**Task requirements**.
Starting at the first line of the listing below, retype each line up to and including the one that contains "ax = fig.add_axes([117". Leave pictures out.

━━━━━ Exercise materials ━━━━━

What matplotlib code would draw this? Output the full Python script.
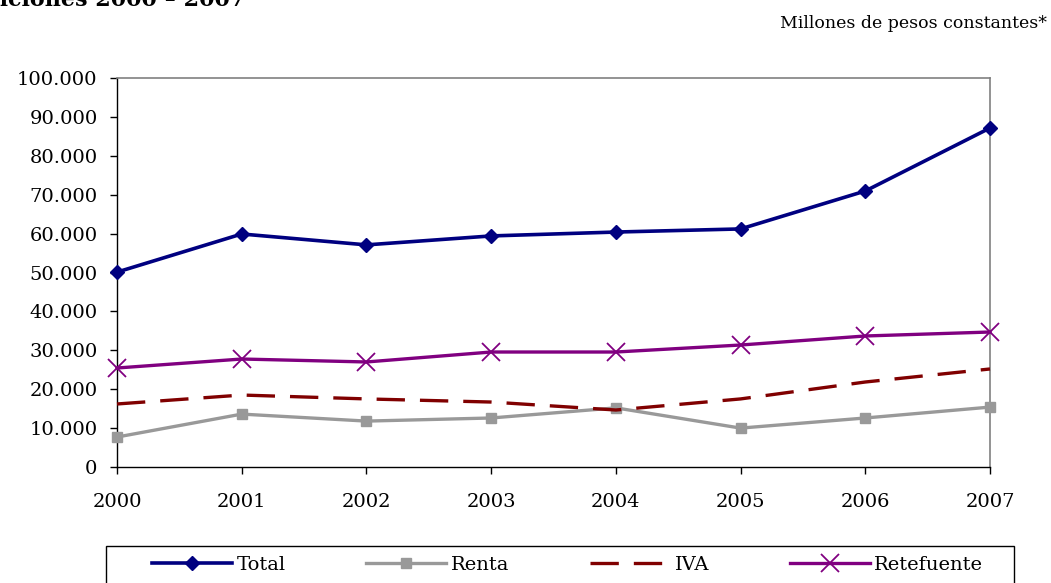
import matplotlib
matplotlib.use("Agg")
from matplotlib import pyplot as plt
from matplotlib.patches import Rectangle
from matplotlib.ticker import FuncFormatter

plt.rcParams["font.family"] = ["DejaVu Serif"]

years = [2000, 2001, 2002, 2003, 2004, 2005, 2006, 2007]
total = [50100, 59900, 57100, 59400, 60400, 61200, 70950, 87150]
renta = [7700, 13600, 11800, 12600, 15200, 10000, 12600, 15400]
iva = [16200, 18500, 17500, 16700, 14650, 17500, 21850, 25200]
retefuente = [25450, 27760, 27000, 29560, 29560, 31360, 33680, 34700]

y_ticks = list(range(0, 100001, 10000))


def thousands(v, pos):
    return f"{int(v):,}".replace(",", ".")


fig = plt.figure(figsize=(10.51, 5.83), dpi=100)
ax = fig.add_axes([117 / 1051, 1 - 467 / 583, (990 - 117) / 1051, (467 - 78) / 583])

ax.plot(years, total, color="#000080", lw=2.6, marker="D", ms=7.5,
        label="Total", zorder=4)
ax.plot(years, renta, color="#999999", lw=2.4, marker="s", ms=7.5,
        label="Renta", zorder=3)
ax.plot(years, iva, color="#800000", lw=2.4, dashes=(8.5, 4.5),
        label="IVA", zorder=3)
ax.plot(years, retefuente, color="#800080", lw=2.4, marker="x", ms=13, mew=1.3,
        label="Retefuente", zorder=3)

ax.set_xlim(years[0], years[-1])
ax.set_ylim(0, 100000)
ax.set_xticks(years)
ax.set_yticks(y_ticks)
ax.yaxis.set_major_formatter(FuncFormatter(thousands))
ax.tick_params(axis="both", direction="out", length=5, width=1, labelsize=14,
               colors="black")
ax.tick_params(axis="x", pad=14)
ax.tick_params(axis="y", pad=9)
for side in ["left", "bottom"]:
    ax.spines[side].set_color("black")
    ax.spines[side].set_linewidth(1)
for side in ["top", "right"]:
    ax.spines[side].set_color("#808080")
    ax.spines[side].set_linewidth(1.2)
for ln in ax.lines:
    ln.set_clip_on(False)

fig.text(245 / 1051, 1 - 6 / 583, "Recaudo por impuestos y retenciones 2000 – 2007",
         ha="right", va="baseline", fontsize=16, fontweight="bold")
fig.text(1047 / 1051, 1 - 28 / 583, "Millones de pesos constantes*",
         ha="right", va="baseline", fontsize=12.5)

# legend box, bottom edge runs off the figure like the reference
fig.patches.append(Rectangle((106 / 1051, -0.02), (1014 - 106) / 1051, 1 - 546 / 583 + 0.02,
                             transform=fig.transFigure, fill=False,
                             edgecolor="black", lw=1))
leg = fig.legend(loc="center left", ncol=4, frameon=False,
                 bbox_to_anchor=(152 / 1051, 1 - 565 / 583),
                 fontsize=14, handlelength=4.1, handletextpad=0.25,
                 borderpad=0, borderaxespad=0, columnspacing=4.15)

fig.savefig("out.png", dpi=100)
plt.close(fig)
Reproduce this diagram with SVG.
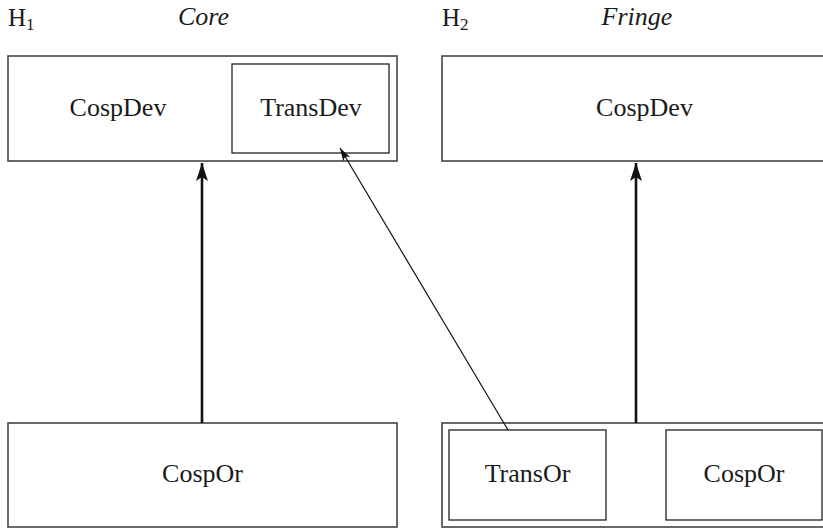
<svg xmlns="http://www.w3.org/2000/svg" width="823" height="529" viewBox="0 0 823 529">
<style>
  text { font-family: "Liberation Serif", "Times New Roman", serif; fill: #1a1a1a; }
  .lbl { font-size: 26px; text-anchor: middle; }
  .ttl { font-size: 26px; font-style: italic; text-anchor: middle; }
  .h { font-size: 25px; }
  .sub { font-size: 17px; }
  .outer { fill: none; stroke: #444; stroke-width: 1.6; }
  .inner { fill: none; stroke: #222; stroke-width: 1.3; }
  .thick { stroke: #111; stroke-width: 2.6; fill: none; }
  .thin { stroke: #111; stroke-width: 1.2; fill: none; }
</style>
<defs>
  <marker id="bigArrow" markerUnits="userSpaceOnUse" markerWidth="20" markerHeight="14" viewBox="0 0 20 14" refX="18" refY="7" orient="auto">
    <path d="M0,1 L18,7 L0,13 L4,7 Z" fill="#111"/>
  </marker>
  <marker id="smallArrow" markerUnits="userSpaceOnUse" markerWidth="14" markerHeight="10" viewBox="0 0 14 10" refX="13" refY="5" orient="auto">
    <path d="M0,1 L13,5 L0,9 L3,5 Z" fill="#111"/>
  </marker>
</defs>

<g id="headers">
  <text class="h" x="8" y="26">H<tspan class="sub" dy="4">1</tspan></text>
  <text class="ttl" x="203.5" y="25">Core</text>
  <text class="h" x="442" y="26">H<tspan class="sub" dy="4">2</tspan></text>
  <text class="ttl" x="637" y="25">Fringe</text>
</g>

<g id="h1-dev">
  <rect class="outer" x="8" y="56" width="389" height="105"/>
  <text class="lbl" x="118" y="116">CospDev</text>
</g>
<g id="h1-transdev">
  <rect class="inner" x="232" y="64" width="157" height="89"/>
  <text class="lbl" x="311" y="116">TransDev</text>
</g>

<g id="h2-dev">
  <rect class="outer" x="442" y="56" width="405" height="105"/>
  <text class="lbl" x="644.5" y="116">CospDev</text>
</g>

<g id="h1-or">
  <rect class="outer" x="8" y="423" width="389" height="104"/>
  <text class="lbl" x="202.5" y="482">CospOr</text>
</g>

<g id="h2-or">
  <rect class="outer" x="442" y="423" width="405" height="104"/>
</g>
<g id="h2-transor">
  <rect class="inner" x="449" y="430" width="157" height="90"/>
  <text class="lbl" x="527.5" y="482">TransOr</text>
</g>
<g id="h2-cospor">
  <rect class="inner" x="666" y="430" width="156" height="90"/>
  <text class="lbl" x="744" y="482">CospOr</text>
</g>

<g id="connectors">
  <line class="thick" x1="202" y1="423" x2="202" y2="163" marker-end="url(#bigArrow)"/>
  <line class="thick" x1="636" y1="423" x2="636" y2="163" marker-end="url(#bigArrow)"/>
  <line class="thin" x1="508" y1="430" x2="340" y2="148" marker-end="url(#smallArrow)"/>
</g>
</svg>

━━━━━

**Result of the exercise**.
What matplotlib code would draw this? Output the full Python script.
import matplotlib
matplotlib.use("Agg")
from matplotlib import pyplot as plt
from matplotlib.patches import Rectangle
from matplotlib.ticker import FuncFormatter

plt.rcParams["font.family"] = ["DejaVu Serif"]

years = [2000, 2001, 2002, 2003, 2004, 2005, 2006, 2007]
total = [50100, 59900, 57100, 59400, 60400, 61200, 70950, 87150]
renta = [7700, 13600, 11800, 12600, 15200, 10000, 12600, 15400]
iva = [16200, 18500, 17500, 16700, 14650, 17500, 21850, 25200]
retefuente = [25450, 27760, 27000, 29560, 29560, 31360, 33680, 34700]

y_ticks = list(range(0, 100001, 10000))


def thousands(v, pos):
    return f"{int(v):,}".replace(",", ".")


fig = plt.figure(figsize=(10.51, 5.83), dpi=100)
ax = fig.add_axes([117 / 1051, 1 - 467 / 583, (990 - 117) / 1051, (467 - 78) / 583])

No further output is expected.